The writing is nothing too spectacular in SW4:E. The idea is that you are the leader of the clan of your choice, all of which are supposedly based on actual clans from the era of whatever scenario you are playing. You oversee officers and castles as you complete whatever your specific clan’s objective is. Most of the dialog is limited to a few sentences here and there about being triumphant or realizing your goals. There are also the occasional cut scenes where officers talk to each other about becoming friends or making alliances and what not. Most of it is pretty inconsequential compared to the status updates and tutorial pages. I really like how the game reads like you’re actually shaping history though.
You will read tons of tutorial and note pages while playing this game. It took me like two hours just to get to the first battle, but I appreciated all the directions and pointers given by the game. All of these can be turned off at the start of the game, but I highly suggest taking the time to actually read them during your first scenario. There is also an encyclopedia’s worth of bios for all the officers available in the game. Writing is not why you play the game, but it does play a huge factor in how you play the game.

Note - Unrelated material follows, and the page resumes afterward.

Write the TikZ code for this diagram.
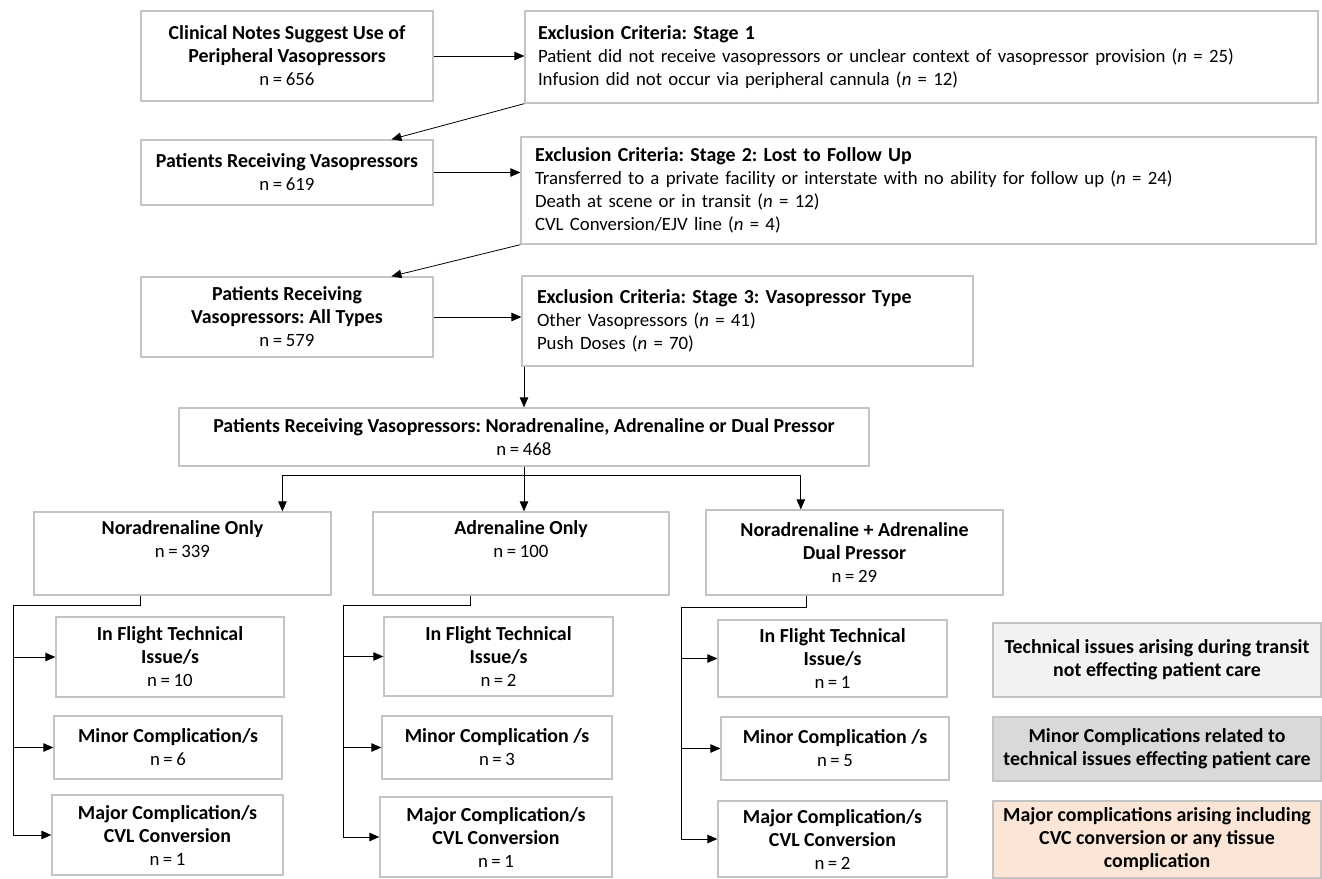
\documentclass[tikz,border=0pt]{standalone}
\usepackage{fontspec}
\setmainfont{Carlito}[UprightFeatures={WordSpace=0.85},BoldFeatures={Scale=1.058}]
\usepackage{tikz}
\usetikzlibrary{arrows.meta,calc}
\definecolor{boxgray}{HTML}{C4C4C4}
\definecolor{techfill}{HTML}{F2F2F2}
\definecolor{minorfill}{HTML}{D9D9D9}
\definecolor{majorfill}{HTML}{FBE5D6}
\frenchspacing

\begin{document}
\begin{tikzpicture}[
x=1pt,y=-1pt,
font=\fontsize{18.8}{23}\selectfont,
screen/.style={rectangle,draw=boxgray,line width=1.3pt,align=center,inner sep=0pt},
excl/.style={screen,align=left},
key/.style={screen,font=\fontsize{18.8}{23}\selectfont\bfseries},
arr/.style={-{Triangle[length=10pt,width=8.5pt]},line width=0.8pt},
conn/.style={line width=0.8pt}
]
\useasboundingbox (0,0) rectangle (1322,878);

\node[screen,minimum width=292pt,minimum height=90pt] (notes) at (287,56) {\textbf{Clinical Notes Suggest Use of}\\\textbf{Peripheral Vasopressors}\\n = 656};
\node[excl,inner xsep=12pt,text width=767pt,minimum width=793pt,minimum height=92pt] (stage1) at (921.5,57) {\textbf{Exclusion Criteria: Stage 1}\\Patient did not receive vasopressors or unclear context of vasopressor provision (\textit{n} = 25)\\Infusion did not occur via peripheral cannula (\textit{n} = 12)};
\node[screen,minimum width=292pt,minimum height=65pt] (received) at (287,172.5) {\textbf{Patients Receiving Vasopressors}\\n = 619};
\node[excl,inner xsep=13pt,text width=767pt,minimum width=795pt,minimum height=107pt] (stage2) at (918.5,190.5) {\textbf{Exclusion Criteria: Stage 2: Lost to Follow Up}\\Transferred to a private facility or interstate with no ability for follow up (\textit{n} = 24)\\Death at scene or in transit (\textit{n} = 12)\\CVL Conversion/EJV line (\textit{n} = 4)};
\node[screen,minimum width=292pt,minimum height=80pt] (alltypes) at (287,317) {\textbf{Patients Receiving}\\\textbf{Vasopressors: All Types}\\n = 579};
\node[excl,inner xsep=14pt,text width=421pt,minimum width=451pt,minimum height=90pt] (stage3) at (747.5,321) {\textbf{Exclusion Criteria: Stage 3: Vasopressor Type}\\Other Vasopressors (\textit{n} = 41)\\Push Doses (\textit{n} = 70)};
\node[screen,minimum width=690pt,minimum height=58pt] (included) at (524,437) {\textbf{Patients Receiving Vasopressors: Noradrenaline, Adrenaline or Dual Pressor}\\n = 468};

\node[screen,minimum width=297pt,minimum height=83pt] (noradr) at (182.5,553.5) {\textbf{Noradrenaline Only}\\n = 339\\\strut};
\node[screen,minimum width=296pt,minimum height=83pt] (adr) at (521,553.5) {\textbf{Adrenaline Only}\\n = 100\\\strut};
\node[screen,minimum width=297pt,minimum height=85pt] (dual) at (854.5,552.5) {\textbf{Noradrenaline + Adrenaline}\\\textbf{Dual Pressor}\\n = 29};

\node[screen,minimum width=228pt,minimum height=80pt] (ntech) at (170,657) {\textbf{In Flight Technical}\\\textbf{Issue/s}\\n = 10};
\node[screen,minimum width=228pt,minimum height=63pt] (nminor) at (168,747.5) {\textbf{Minor Complication/s}\\n = 6};
\node[screen,minimum width=231pt,minimum height=80pt] (nmajor) at (167.5,835) {\textbf{Major Complication/s}\\\textbf{CVL Conversion}\\n = 1};

\node[screen,minimum width=229pt,minimum height=79pt] (atech) at (498.5,656.5) {\textbf{In Flight Technical}\\\textbf{Issue/s}\\n = 2};
\node[screen,minimum width=230pt,minimum height=63pt] (aminor) at (497,747.5) {\textbf{Minor Complication /s}\\n = 3};
\node[screen,minimum width=232pt,minimum height=80pt] (amajor) at (496,837) {\textbf{Major Complication/s}\\\textbf{CVL Conversion}\\n = 1};

\node[screen,minimum width=229pt,minimum height=77pt] (dtech) at (832.5,658.5) {\textbf{In Flight Technical}\\\textbf{Issue/s}\\n = 1};
\node[screen,minimum width=228pt,minimum height=63pt] (dminor) at (835,748.5) {\textbf{Minor Complication /s}\\n = 5};
\node[screen,minimum width=229pt,minimum height=76pt] (dmajor) at (832.5,839) {\textbf{Major Complication/s}\\\textbf{CVL Conversion}\\n = 2};

\node[key,fill=techfill,minimum width=328pt,minimum height=74pt] (keytech) at (1157,660) {Technical issues arising during transit\\not effecting patient care};
\node[key,fill=minorfill,minimum width=328pt,minimum height=64pt] (keyminor) at (1157,749) {Minor Complications related to\\technical issues effecting patient care};
\node[key,fill=majorfill,minimum width=328pt,minimum height=77pt] (keymajor) at (1157,839.5) {Major complications arising including\\CVC conversion or any tissue\\complication};

\draw[arr] (notes.east) -- (notes.east -| stage1.west);
\draw[arr] (stage1.south west) -- ($(received.north west)!0.856!(received.north east)$);
\draw[arr] (received.east) -- (received.east -| stage2.west);
\draw[arr] (stage2.south west) -- ($(alltypes.north west)!0.856!(alltypes.north east)$);
\draw[arr] (alltypes.east) -- (alltypes.east -| stage3.west);
\draw[arr] (stage3.south west -| included.north) -- (included.north);

\coordinate (split) at ($(included.south)+(0,9)$);
\draw[conn] (included.south) -- (split);
\draw[arr] (split) -| ($(noradr.north west)!0.835!(noradr.north east)$);
\draw[arr] (split) -- (split |- adr.north);
\draw[arr] (split) -| ($(dual.north west)!0.32!(dual.north east)$);

\coordinate (nbr) at (13,605);
\coordinate (abr) at (343,605);
\coordinate (dbr) at (681,607);
\draw[conn] ($(noradr.south west)!0.36!(noradr.south east)$) |- (nbr) -- (nbr |- nmajor.west);
\draw[conn] ($(adr.south west)!0.33!(adr.south east)$) |- (abr) -- (abr |- amajor.west);
\draw[conn] ($(dual.south west)!0.34!(dual.south east)$) |- (dbr) -- (dbr |- dmajor.west);
\foreach \sub in {ntech,nminor,nmajor} \draw[arr] (nbr |- \sub.west) -- (\sub.west);
\foreach \sub in {atech,aminor,amajor} \draw[arr] (abr |- \sub.west) -- (\sub.west);
\foreach \sub in {dtech,dminor,dmajor} \draw[arr] (dbr |- \sub.west) -- (\sub.west);
\end{tikzpicture}
\end{document}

The game has an unlimited amount of replay value. There are several clans to choose from, each with its own goals, which can be ignored or extended for as long as you want. The game has four difficulty levels, three of which are very challenging. Not to mention that once you finish your objective you can continue playing that run and work to unify all of Japan. Add that to the fact that there are a ton of trophies and you’ve got a game that’s well worth the $50 price tag. There are so many decisions to make and change with each playthrough and several different ways to play the game. You can control any officer you like on the battlefield, allowing the use of varying weapons and fighting styles. There is also Genesis Mode which allows you to create your own scenarios and play the game in whatever way you see fit. If you want a game that just won’t quit and aren’t looking to fly through space for an eternity then look no further. You’ve found it.
I really enjoy Samurai Warriors 4: Empires. Again, I can’t say how new this experience is compared to the other SW games and it definitely has a lot of Dynasty Warriors in it so if you’ve already burnt out on that kind of gameplay then this certainly won’t be a good use of your time. But if you don’t have much experience with this genre then this is a great place to start. I loved almost every aspect of the game and if I had the time I’d probably play for the platinum trophy. I highly recommend this one and can happily endorse the price.